Yet change is one of the most feared and resisted aspects of living—ask any coach or psychologist. Even when a person says they consciously want change, often the resistance it at a deeper level.

I’ve put together a few thoughts on change which I hope will be enlightening and helpful.

Working to a success formula

It is possible to structure the need for change in one’s life into a sequence of events that might be called a “Successful Change Formula”.

Aristotle had one; he said that there are three basic steps that you must take to get what you want out of life:

1. Understand that you can achieve success

2. Define what success represents, for you

3. Organise your life around its achievement by making the necessary changes

Don’t under-estimate the value of these simple steps because here you have the ultimate success formula. It is the secret that everyone who has ever been successful, in any field of endeavour, has used.

Properly adhered to, this will ensure far more efficacious actions than most people usually engage in.

However, I’d like to suggest something a little broader and more modern. Success is seen in terms of decisive change. Obviously, if you haven’t got what you really want, you need to change something. But what? It is vital to recognize accurately what it is that holds you back. Then remedy it. Dealing with the wrong problem will lead to failure. So this is pretty important stuff.

The formula given here will help you. All success and improvement can be mapped in these terms, whether the individual has consciously applied them or not. Obviously, knowing and willing application of its steps will bring a far higher success rate than mere unknowing and random encounters with one or two of the steps.

The Basic Change Formula

1. Acknowledging that one is responsible for one’s own condition.

2. Recognition that change is possible

3. Identification of something which needs changing.

4. Locating the CORRECT source of the problem.

5. Pinpointing the correct SOLUTION to that problem.

6. Evaluating progress.

7. Recognizing when change is successful and complete.
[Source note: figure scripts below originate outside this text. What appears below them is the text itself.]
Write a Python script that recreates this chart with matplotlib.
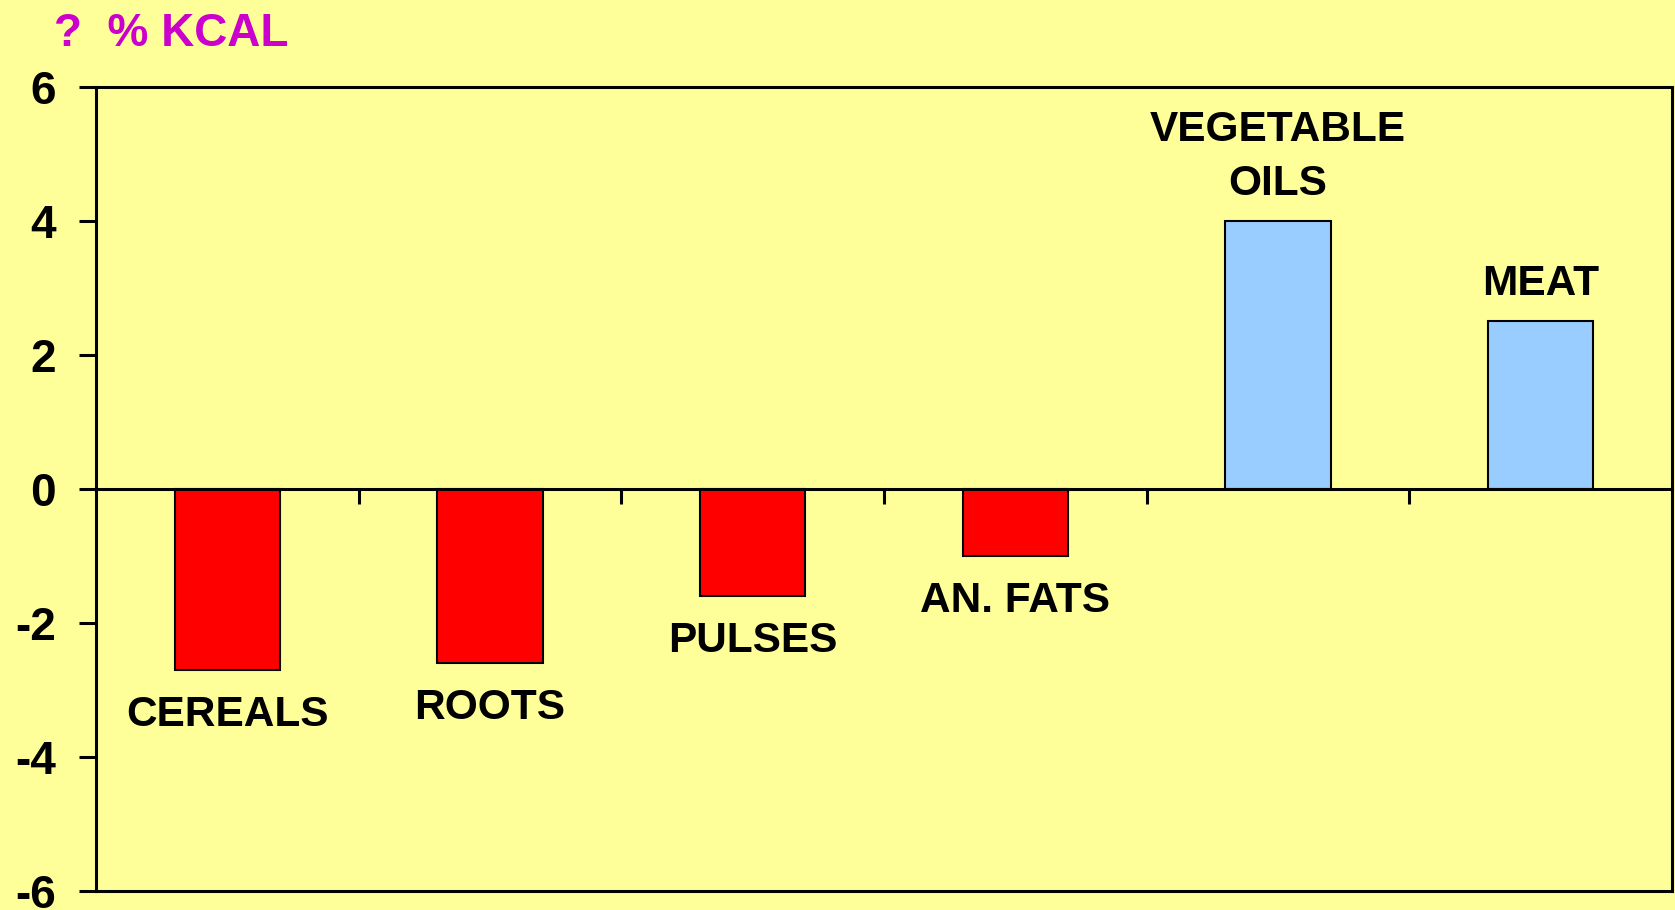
import matplotlib.pyplot as plt
import numpy as np

# Change in share of kcal by food group
categories = ["CEREALS", "ROOTS", "PULSES", "AN. FATS", "VEGETABLE\nOILS", "MEAT"]
values = [-2.7, -2.6, -1.6, -1.0, 4.0, 2.5]
yticks = [-6, -4, -2, 0, 2, 4, 6]

bg = '#FFFF99'
neg_color = '#FF0000'
pos_color = '#99CCFF'

plt.rcParams['font.family'] = ['Liberation Sans', 'DejaVu Sans']
plt.rcParams['font.weight'] = 'bold'

fig = plt.figure(figsize=(16.75, 9.10), dpi=100, facecolor=bg)
ax = fig.add_axes([0.0573, 0.0209, 0.9409, 0.8835], facecolor=bg)

x = np.arange(len(categories))
colors = [pos_color if v > 0 else neg_color for v in values]
ax.bar(x, values, width=0.4, color=colors, edgecolor='black', linewidth=1.5, zorder=2)

for xi, v, name in zip(x, values, categories):
    if v < 0:
        ax.annotate(name, (xi, v), xytext=(0, -18), textcoords='offset points',
                    ha='center', va='top', fontsize=30.5, fontweight='bold')
    else:
        ax.annotate(name, (xi, v), xytext=(0, 19), textcoords='offset points',
                    ha='center', va='baseline', fontsize=30.5, fontweight='bold',
                    multialignment='center', linespacing=1.45)

ax.set_xlim(-0.5, len(categories) - 0.5)
ax.set_ylim(yticks[0], yticks[-1])
ax.set_yticks(yticks)
ax.set_yticklabels([str(t) for t in yticks], fontsize=33, fontweight='bold')
ax.tick_params(axis='y', direction='out', length=12, width=2.2, pad=17)

# category axis crosses at zero, ticks between categories
ax.spines['bottom'].set_position(('data', 0))
ax.set_xticks(x[:-1] + 0.5)
ax.set_xticklabels([])
ax.tick_params(axis='x', direction='out', length=11, width=2.2)
for s in ax.spines.values():
    s.set_linewidth(2.2)
    s.set_zorder(3)
ax.axhline(yticks[0], color='black', linewidth=2.2, clip_on=False, zorder=3)

fig.text(0.032, 0.963, "?  % KCAL", color='#CC00CC', fontsize=33, fontweight='bold',
         ha='left', va='center')

fig.savefig("out.png", dpi=100, facecolor=bg)
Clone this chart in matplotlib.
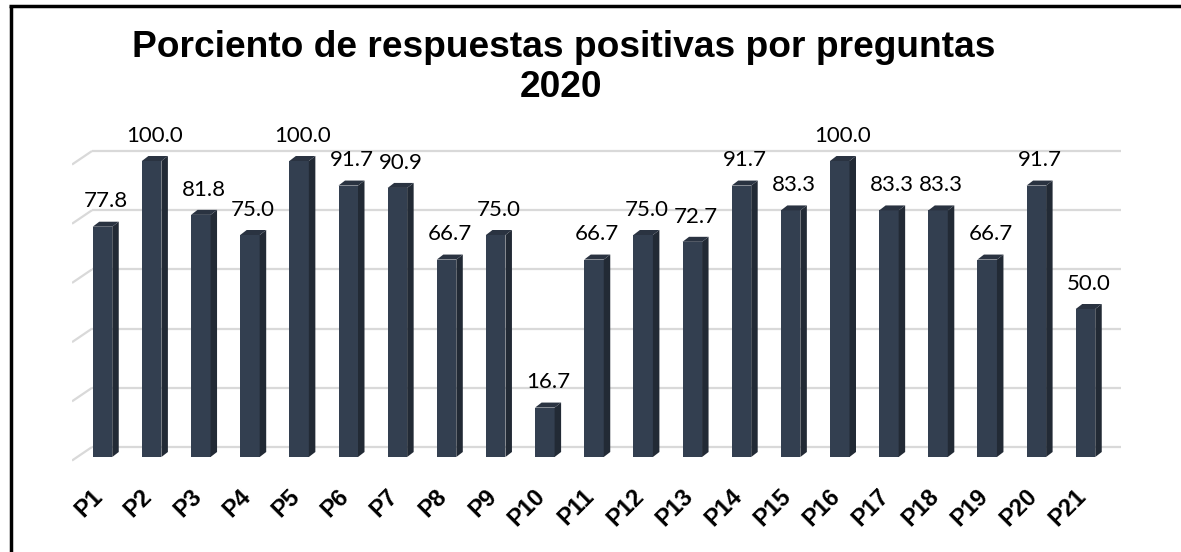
import matplotlib
matplotlib.use("Agg")
import matplotlib.pyplot as plt
from matplotlib.patches import Polygon
from matplotlib.lines import Line2D

categories = ["P1", "P2", "P3", "P4", "P5", "P6", "P7", "P8", "P9", "P10", "P11",
              "P12", "P13", "P14", "P15", "P16", "P17", "P18", "P19", "P20", "P21"]
values = [77.8, 100.0, 81.8, 75.0, 100.0, 91.7, 90.9, 66.7, 75.0, 16.7, 66.7,
          75.0, 72.7, 91.7, 83.3, 100.0, 83.3, 83.3, 66.7, 91.7, 50.0]
grid_values = [0, 20, 40, 60, 80, 100]
title_lines = ["Porciento de respuestas positivas por preguntas", "2020"]

W, H = 1181, 552
fig = plt.figure(figsize=(W / 100, H / 100), dpi=100)
fig.patch.set_facecolor("white")

# axes placement in pixels
ax_l, ax_r, ax_t, ax_b = 72, 1121, 140, 470
ax = fig.add_axes([ax_l / W, (H - ax_b) / H, (ax_r - ax_l) / W, (ax_b - ax_t) / H])
px_x = 49.15          # pixels per category
px_y = 2.96           # pixels per value unit
x0_px, y0_px = 102.5, 457
ax.set_xlim((ax_l - x0_px) / px_x, (ax_r - x0_px) / px_x)
ax.set_ylim((y0_px - ax_b) / px_y, (y0_px - ax_t) / px_y)
ax.axis("off")

xs = list(range(len(categories)))
front = "#333F50"
side = "#222A35"
top = "#2A3341"
grid_c = "#D9D9D9"

# depth offsets (pixels -> data)
dx = 6.5 / px_x
dy = 5.0 / px_y
back_dy = 10.0 / px_y
xmin, xmax = ax.get_xlim()
wall_x = (92 - x0_px) / px_x

# gridlines: slanted side part + back wall part
for g in grid_values:
    ax.plot([xmin, wall_x], [g - 1.2, g + back_dy], color=grid_c, lw=1.6,
            solid_capstyle="butt", zorder=1)
    ax.plot([wall_x, xmax], [g + back_dy, g + back_dy], color=grid_c, lw=1.6,
            solid_capstyle="butt", zorder=1)

bw = 19.5 / px_x
ax.bar(xs, values, width=bw, color=front, zorder=3, linewidth=0)
for x, v in zip(xs, values):
    xl, xr = x - bw / 2, x + bw / 2
    ax.add_patch(Polygon([(xr, 0), (xr + dx, dy), (xr + dx, v + dy), (xr, v)],
                         closed=True, facecolor=side, edgecolor="none", zorder=3))
    ax.add_patch(Polygon([(xl, v), (xl + dx, v + dy), (xr + dx, v + dy), (xr, v)],
                         closed=True, facecolor=top, edgecolor="none", zorder=3))
    ax.annotate(f"{v:.1f}", xy=(x + dx / 2, v), xytext=(0, 11),
                textcoords="offset points", ha="center", va="bottom",
                fontsize=16, family="Lato", color="black", zorder=4)

# category labels
for x, c in zip(xs, categories):
    ax.annotate(c, xy=(x, 0), xytext=(-8, -20), textcoords="offset points",
                rotation=45, rotation_mode="anchor", ha="right", va="top",
                fontsize=17, fontweight="bold", family="Liberation Sans",
                annotation_clip=False)

fig.text(564 / W, 1 - 57 / H, title_lines[0], ha="center", va="baseline",
         fontsize=26.7, fontweight="bold", family="Liberation Sans")
fig.text(561 / W, 1 - 97 / H, title_lines[1], ha="center", va="baseline",
         fontsize=26.7, fontweight="bold", family="Liberation Sans")

# outer border (left & top visible)
fig.add_artist(Line2D([10.5 / W, 10.5 / W], [0, 1 - 6 / H], color="black", lw=2.5,
                      solid_capstyle="butt", transform=fig.transFigure))
fig.add_artist(Line2D([9 / W, 1], [1 - 6 / H, 1 - 6 / H], color="black", lw=2.5,
                      solid_capstyle="butt", transform=fig.transFigure))

fig.savefig("out.png", dpi=100)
In other words, to bring this down to a simple one-sentence axiom: success lies in deciding what change would be decisive, planning how to make this change and then carrying it through to its logical conclusion.

 

A joke

One may light-heartedly at this point put up an alternative “formula” which could be described as The Route to Failure. Let’s call it the Counter-Success Formula. It would go somewhat as follows:

The route to failure:

1. Blaming others

2. Being stuck in one’s ways.

3. Unable to see anything is wrong

4. Unable to recognize where the trouble is coming from

5. Having no strategies to change or improve matters

Reversing (6 and 7) would hardly be relevant in this mess but could probably be replaced by:

6a. Constantly counter-acting anything which brings benefit

7a. Repeatedly engaging in behaviours which cause damage.

But wait a minute— doesn’t it sound like an accurate description of everyday human living? Absolutely right it does.

So let’s get back to what makes sense—the personal success formula:

Let’s look at the steps in turn

The first essential step is to recognize that change comes entirely from within one’s own domain; one has to be accountable.

It is a classical attitude of mind, that other people are to blame; that if only EVERYONE ELSE would do a little better or try harder, one’s own life would be so much improved. Once again, this is a miserably failed strategy that has been in town a very long time, yet it won’t go away.

The fatal flaw with mis-assigning ownership of problems in this way is that it blocks the road to a resolution. One CAN NOT change other people; attempts to control them and enforce one’s point of view become oppressive and ultimately destructive.

The second step in progress is to recognize that change is possible.

Far too many people lead miserable unsatisfactory lives, without ever considering that things could be different. Yet there are countless examples of individuals who disprove this limiting hypothesis, having shown that change is little more than the consequence of simply deciding to change. Everything else follows.

The sad reality is that the vast majority of humans endure conditions they don’t like and don’t want, feeling somehow cheated that the aims and goals they so much desired will remain forever out of reach because they cannot see a realistic way out of the trap. This is the very stuff of madness, divorce, antisocial behaviour and suicide we see today.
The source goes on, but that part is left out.